Sunday, March 17, 2019

Making Up Stories

The stories we tell ourselves can have a lot of power.
When I try to call someone and they don't answer, or the phone is busy, I often like to make up a story about why they aren't answering or who they are talking to.  I like to guess!  This can be harmless depending on the story I tell myself.

In my journal I wrote that "I need to teach myself NOT to make up stories about why things happen -- because I far too often believe my fiction as fact!"  Now, if I tell myself someone isn't answering my call because they are driving, there really isn't any harm done.  On the other hand, if the story I tell myself is that they aren't answering because they saw it was me and didn't want to talk to me, I can start feeling unloved and unwanted even though the story I told myself wasn't true!

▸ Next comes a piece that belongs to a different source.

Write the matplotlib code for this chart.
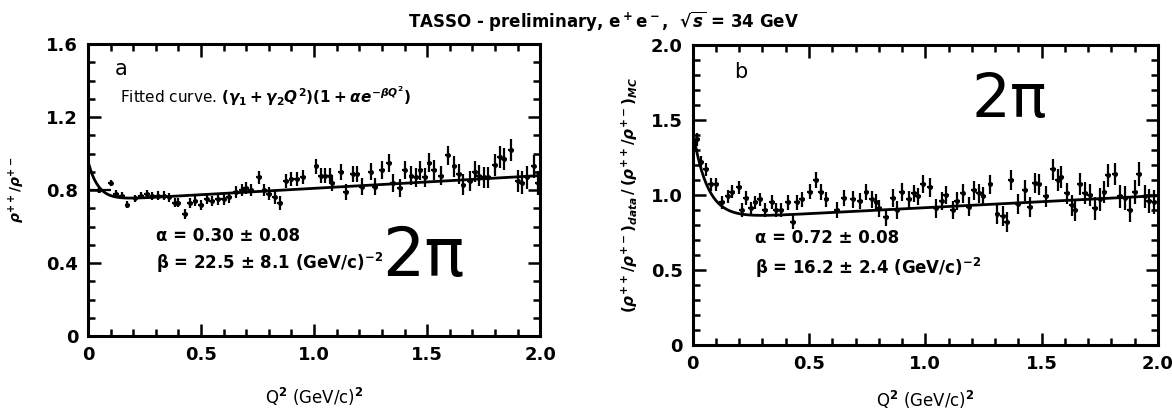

Other stories that can be harmful are the ones we tell ourselves that have us being responsible for the thoughts and feelings someone else has, or the actions they take and the words they say, when we really do NOT have that much power.  I do this most often with my children.  Unfortunately, taking the blame for something that I had no choice in doesn't really end up helping, it just leaves me feeling like a failure.

I still like to make up stories, but now, when I make up stories about why things happen, or why someone does or says something, I try to make up a story that is as happy for me, and as kind to others as I can because my brain will take the stories I tell myself, and have me feeling they are true.